Arianespace said the mission will place the satellites into orbit from Europe's Spaceport in French Guiana. Next Spaceflight lists the Amazon Leo LE-03 mission from ELA-4 at the Guiana Space Centre, with a launch window opening at 11:53 UTC and closing at 12:22 UTC on 17 June. As of this draft, the launch window had not yet opened, so the story is a scheduled launch rather than a completed mission.
The payload count is the technical tell. Arianespace said Ariane 64 will carry 36 Amazon Leo satellites on this flight. European Spaceflight reported that the mission is scheduled between 13:53 and 14:22 Paris time and described it as the most powerful Ariane 6 mission set to date. The difference between a routine constellation launch and this one is not the orbit alone; it is whether Ariane 6 can add useful lift and cadence for a customer with thousands of satellites still to deploy.
Amazon says Leo, formerly Project Kuiper, is its low Earth orbit satellite network for fast, reliable internet beyond the reach of existing networks. The company's mission-update page says full-scale deployment began in April 2025 and that more than 330 satellites have already been deployed. That is progress, but it is still early in a planned network large enough to require a long launch campaign.

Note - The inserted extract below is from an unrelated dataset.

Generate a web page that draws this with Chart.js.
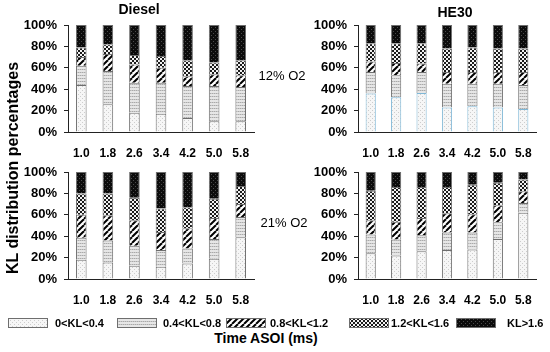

Ars Technica reported that Amazon has faced launch bottlenecks among the large new rockets it expected to use for deployment, leaving hundreds of flight-ready satellites waiting. That is the commercial pressure behind the Ariane flight. A satellite constellation does not become a service through factory output alone. It needs launch slots, qualified rockets, ground systems, regulatory clearance and enough orbital density to offer coverage customers can use.